If the neighborhood is not great for you to walk in during winter anyway, maybe one solution would be to do what you can with both dogs and have a dog walker take Beckie out for longer jaunts a couple times a week?


----------



## Dechi (Aug 22, 2015)

Oonapup said:


> If the neighborhood is not great for you to walk in during winter anyway, maybe one solution would be to do what you can with both dogs and have a dog walker take Beckie out for longer jaunts a couple times a week?


I like the idea of the dog walker. I do have one, I could ask her to come twice a week to start. I would feel so much better knowing Beckie is getting a least a little bit of exercise.


----------



## Dianaleez (Dec 14, 2019)

You're the foundation everyone's wellbeing rests on. So first, take care of yourself.

Dog walker, doggy stroller, whatever, what matters is your safety. Then the dogs will get the love they need.


----------



## Oonapup (Oct 16, 2020)

Dechi said:


> I like the idea of the dog walker. I do have one, I could ask her to come twice a week to start. I would feel so much better knowing Beckie is getting a least a little bit of exercise.


Totally. It costs money but it would also take care of any sense of injustice on Merlin’s part since he may be less likely to feel left out when it’s not you.


----------



## Dechi (Aug 22, 2015)

Oonapup said:


> Totally. It costs money but it would also take care of any sense of injustice on Merlin’s part since he may be less likely to feel left out when it’s not you.


Yeah, my animals get the most of my money, lol ! I would be rich if I didn‘t have them.


----------



## TeamHellhound (Feb 5, 2021)

Do what you can and try not to feel guilty about it. It won't do anyone a lick of good if you hurt yourself trying to do all the things. 

I've almost always walked multiple dogs at once. However, the three I have now (Simon the SPoo puppy, Lily the pibble, and Leo the GSD) are a combined 130 pounds.... I'm not sure I'm brave enough to try walking all three at once.


----------



## Dechi (Aug 22, 2015)

TeamHellhound said:


> Do what you can and try not to feel guilty about it. It won't do anyone a lick of good if you hurt yourself trying to do all the things.
> 
> I've almost always walked multiple dogs at once. However, the three I have now (Simon the SPoo puppy, Lily the pibble, and Leo the GSD) are a combined 130 pounds.... I'm not sure I'm brave enough to try walking all three at once.

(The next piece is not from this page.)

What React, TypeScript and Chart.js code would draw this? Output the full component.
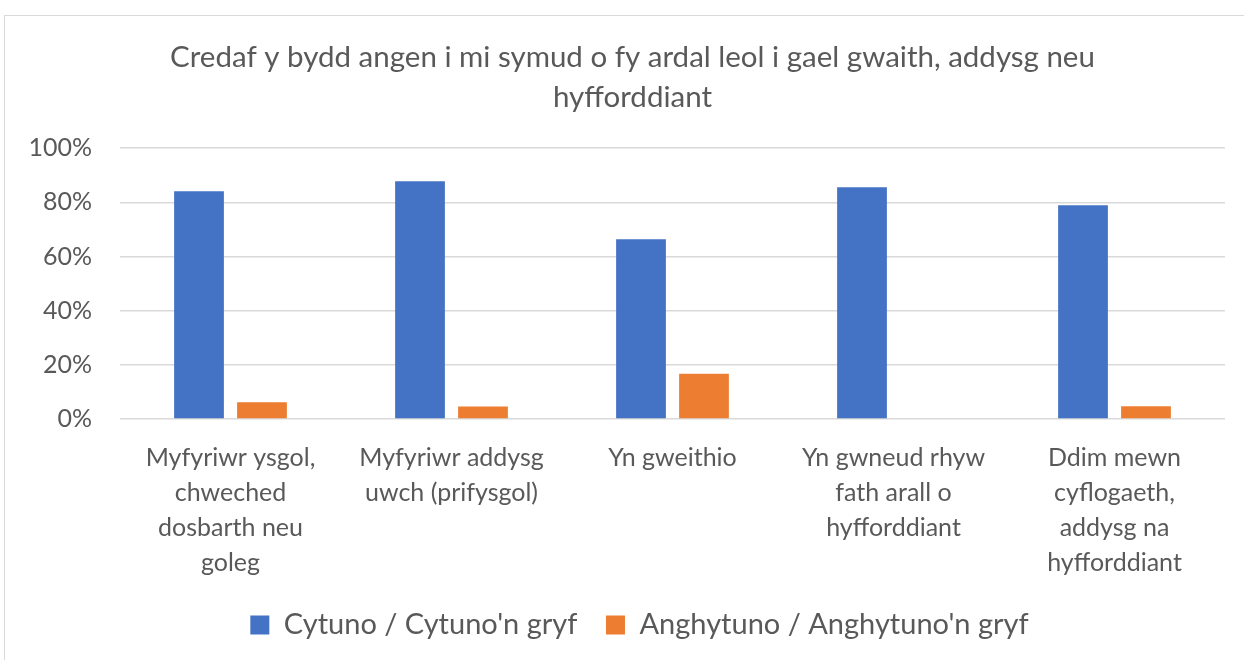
import React, { useEffect, useRef } from "react";
import { Chart, registerables } from "chart.js";

Chart.register(...registerables);

const titleLines = [
  "Credaf y bydd angen i mi symud o fy ardal leol i gael gwaith, addysg neu",
  "hyfforddiant",
];
const categories: string[][] = [
  ["Myfyriwr ysgol,", "chweched", "dosbarth neu", "goleg"],
  ["Myfyriwr addysg", "uwch (prifysgol)"],
  ["Yn gweithio"],
  ["Yn gwneud rhyw", "fath arall o", "hyfforddiant"],
  ["Ddim mewn", "cyflogaeth,", "addysg na", "hyfforddiant"],
];
const agreeLabel = "Cytuno / Cytuno'n gryf";
const disagreeLabel = "Anghytuno / Anghytuno'n gryf";
const agreeValues = [84.1, 87.8, 66.4, 85.6, 78.9];
const disagreeValues = [6.2, 4.6, 16.7, 0, 4.7];

const FONT = "Lato, 'Open Sans', sans-serif";
const TEXT = "#595959";
const GRID = "#d9d9d9";

// The original frame is centred a little right of the canvas centre.
const shiftPlugin = {
  id: "shiftBlocks",
  afterLayout(chart: any) {
    if (chart.titleBlock) {
      chart.titleBlock.left += 15;
      chart.titleBlock.right += 15;
    }
    if (chart.legend) {
      chart.legend.left += 22;
      chart.legend.right += 22;
    }
  },
};

export default function App() {
  const ref = useRef<HTMLCanvasElement | null>(null);
  useEffect(() => {
    if (!ref.current) return;
    const chart = new Chart(ref.current, {
      type: "bar",
      data: {
        labels: categories,
        datasets: [
          {
            label: agreeLabel,
            data: agreeValues,
            backgroundColor: "#4472C4",
            categoryPercentage: 0.57,
            barPercentage: 0.79,
          },
          {
            label: disagreeLabel,
            data: disagreeValues,
            backgroundColor: "#ED7D31",
            categoryPercentage: 0.57,
            barPercentage: 0.79,
          },
        ],
      },
      plugins: [shiftPlugin],
      options: {
        responsive: false,
        animation: false,
        layout: { padding: { top: 37, left: 10, right: 19, bottom: 10.5 } },
        plugins: {
          tooltip: { enabled: false },
          title: {
            display: true,
            text: titleLines,
            color: TEXT,
            font: { family: FONT, size: 29.5, weight: "normal", lineHeight: 1.36 },
            padding: { top: 0, bottom: 31 },
          },
          legend: {
            position: "bottom",
            labels: {
              color: TEXT,
              font: { family: FONT, size: 29 },
              boxWidth: 19,
              boxHeight: 19,
              padding: 28.5,
            },
          },
        },
        scales: {
          x: {
            afterFit: (s: any) => {
              s.height = 163;
            },
            grid: { display: false, drawTicks: false },
            border: { display: false },
            ticks: {
              color: TEXT,
              font: { family: FONT, size: 25, lineHeight: 1.4 },
              padding: 21,
              maxRotation: 0,
              autoSkip: false,
            },
          },
          y: {
            min: 0,
            max: 100,
            afterFit: (s: any) => {
              s.width = 110;
            },
            grid: { color: GRID, lineWidth: 1.5, drawTicks: false },
            border: { display: false },
            ticks: {
              stepSize: 20,
              color: TEXT,
              font: { family: FONT, size: 25 },
              padding: 28,
              callback: (v: any) => v + "%",
            },
          },
        },
      },
    });
    return () => chart.destroy();
  }, []);
  return (
    <div style={{ position: "fixed", left: 0, top: 0, width: 1244, height: 660, background: "#fff" }}>
      <canvas ref={ref} width={1244} height={660} style={{ position: "absolute", left: 0, top: 0 }} />
      <div
        style={{
          position: "absolute",
          left: 4,
          top: 15,
          width: 1260,
          height: 700,
          border: "1.5px solid #d9d9d9",
          pointerEvents: "none",
        }}
      />
    </div>
  );
}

Ouch, that’s heavy ! Mine are a whooping 15 lbs, lol !


----------



## Rose n Poos (Sep 22, 2017)

I don't have your challenges but I have those same concerns for my two.



Starla said:


> Fair isn’t getting the same thing, fair is everyone getting what they need


This I intend to remember. All any of us have to do from there is figure out how to accomplish that. The dog walker sounds like a top contender.


----------



## fjm (Jun 4, 2010)

Would a buggy work? The right one might help you to balance while walking, and give Merlin fresh air and a short sniff jaunts, while Becky got a longer walk. If that is impossible I would walk with Becky and leave Merlin with a special Kong or other chew, then play his favourite games in the warm at home to keep things "fair". I juggle similar issues, with Sophy needing longer walks than either Poppy or Freddy can manage safely, and Freddy wanting more excitement than the older dogs find comfortable. Sometimes we compromise, sometimes I alternate, sometimes I just have to go with what is best for my own health and sanity.


----------



## Little Milo (Sep 1, 2021)

You have my sympathy. I had the same dilemma as my collies got older. One still loved and needed long walks while the other couldn’t go far because of her arthritis. She was the more social of the two and absolutely hated missing out on anything. I would take them both a short distance, and then bring her home and continue with my other dog. I think she was relieved not to have to try to keep going. I also agree with the other comments that you need to protect your health and safety first.


----------



## Dechi (Aug 22, 2015)

fjm said:


> Would a buggy work? The right one might help you to balance while walking, and give Merlin fresh air and a short sniff jaunts, while Becky got a longer walk.


Can you show me the kind of buggy you’re thinking about ? Like a stroller ? It might be hard to maneuver in the snow/slush we have around here. My balance is usually okay. When it’s not I stay inside. 

I’m thinking by the time I find something, there will be too much snow outside, even for Beckie, lol !


----------



## fjm (Jun 4, 2010)

I have considered this sort of thing: All Terrain Dog Stroller Comparison- Best Dog Pram 2021 in the UK The trouble is that the good, stable ones are expensive and bulky for the few occasions i would need it, and the cheap ones tip over and would struggle on the fields where we walk - I suspect you may have a similar quandary.


----------